1. $\forall$ elimination says that for a formula $\forall x$F we may derive the conclusion F(x/a) where a is any element from the domain

2. $\forall$ introduction says that for any formula F(x/a) where a is an arbitrary element from the you can derive the $\forall x$F

3. $\exists$ elimination says that for a formula $\exists x$F we may derive the conclusion F(x/e) where e is a specific element of the domain

4. $\exists$ introduction says that for any formula F(x/e) where e is a specific element from the you can derive the $\exists x$F

Answer 1

You have misunderstood the use of $\exists$-Elimination in step 3: the rule is not Existential instantiation.

With $\exists\text{E}$ :

$$\dfrac{∃x \phi(x) \ \ \ \ \ \ \phi[t/x] \vdash \psi}{\psi}$$

we do not infer $\phi[t/x]$ from $∃x \phi(x)$ but - having $∃x \phi(x)$ in our derivation - we assume $\phi[t/x]$. In addition, $t$ must be a term and not an element of the domain.

This means that with $\phi[t/x]$ we start a sub-proof with it as open assumption.
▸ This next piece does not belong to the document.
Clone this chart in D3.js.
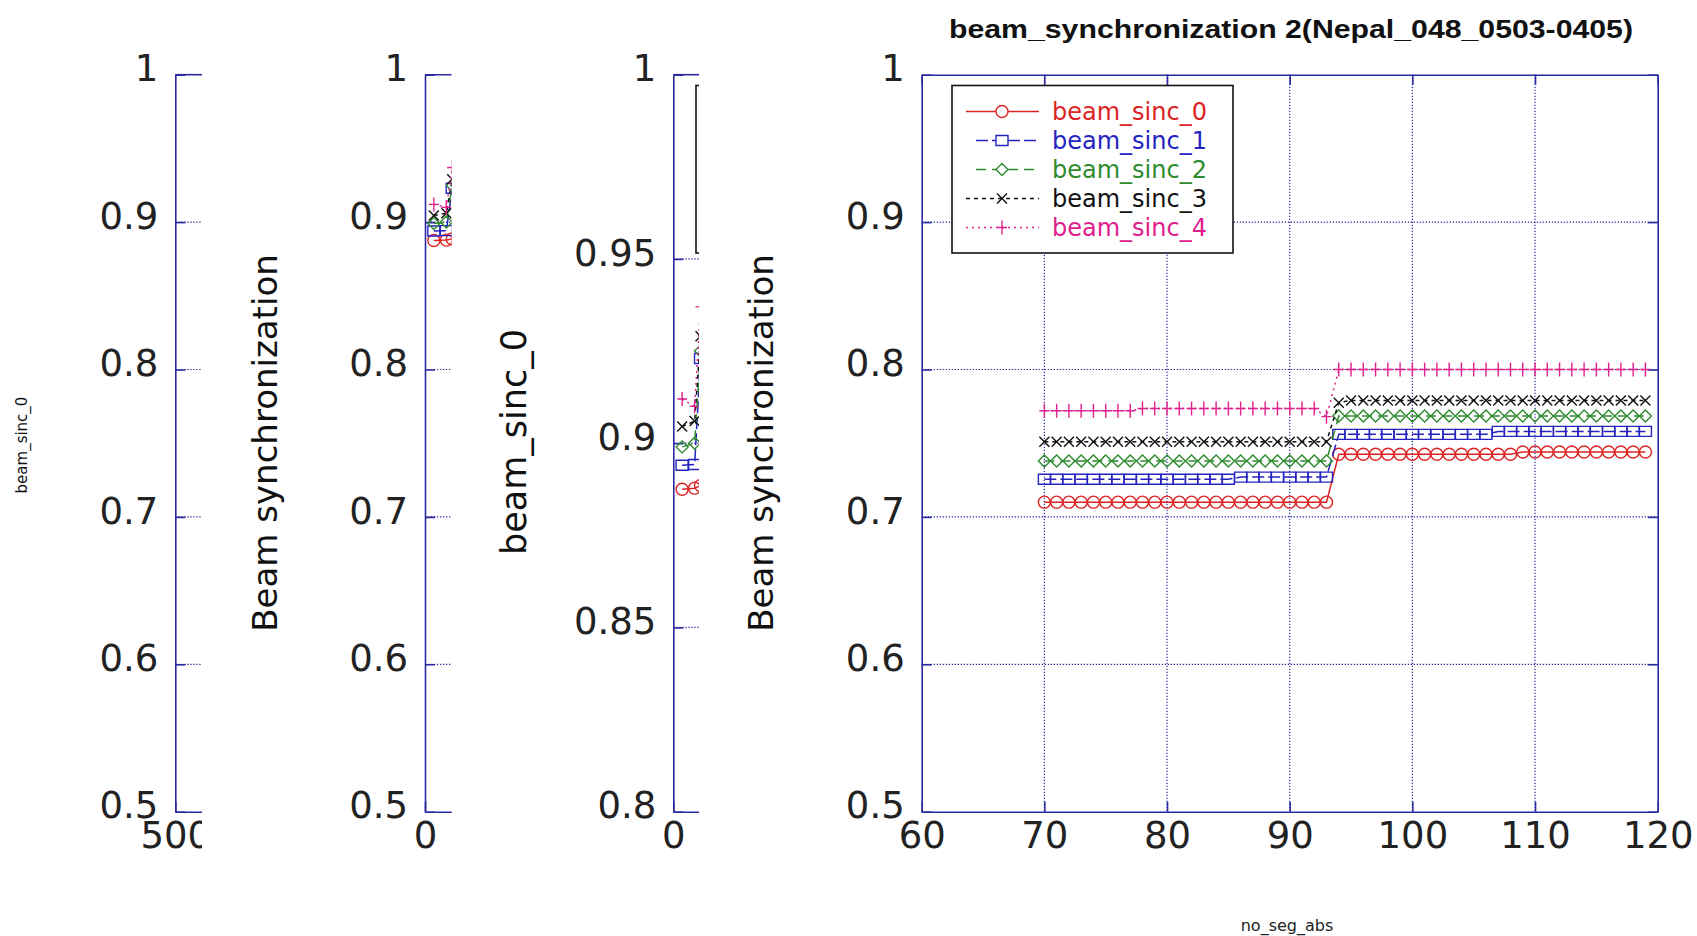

Thus, we cannot apply $\forall\text{I}$ to it with $x$ as variable to be "generalized" [and again, we "generalize" a variable, and not an element of the domain], due to the proviso of the rule $\forall\text{I}$:

$$\dfrac{\phi(x) }{\forall x \ \phi(x)}$$

where the variable $x$ may not occur free in any hypothesis on which $\phi(x)$ depends.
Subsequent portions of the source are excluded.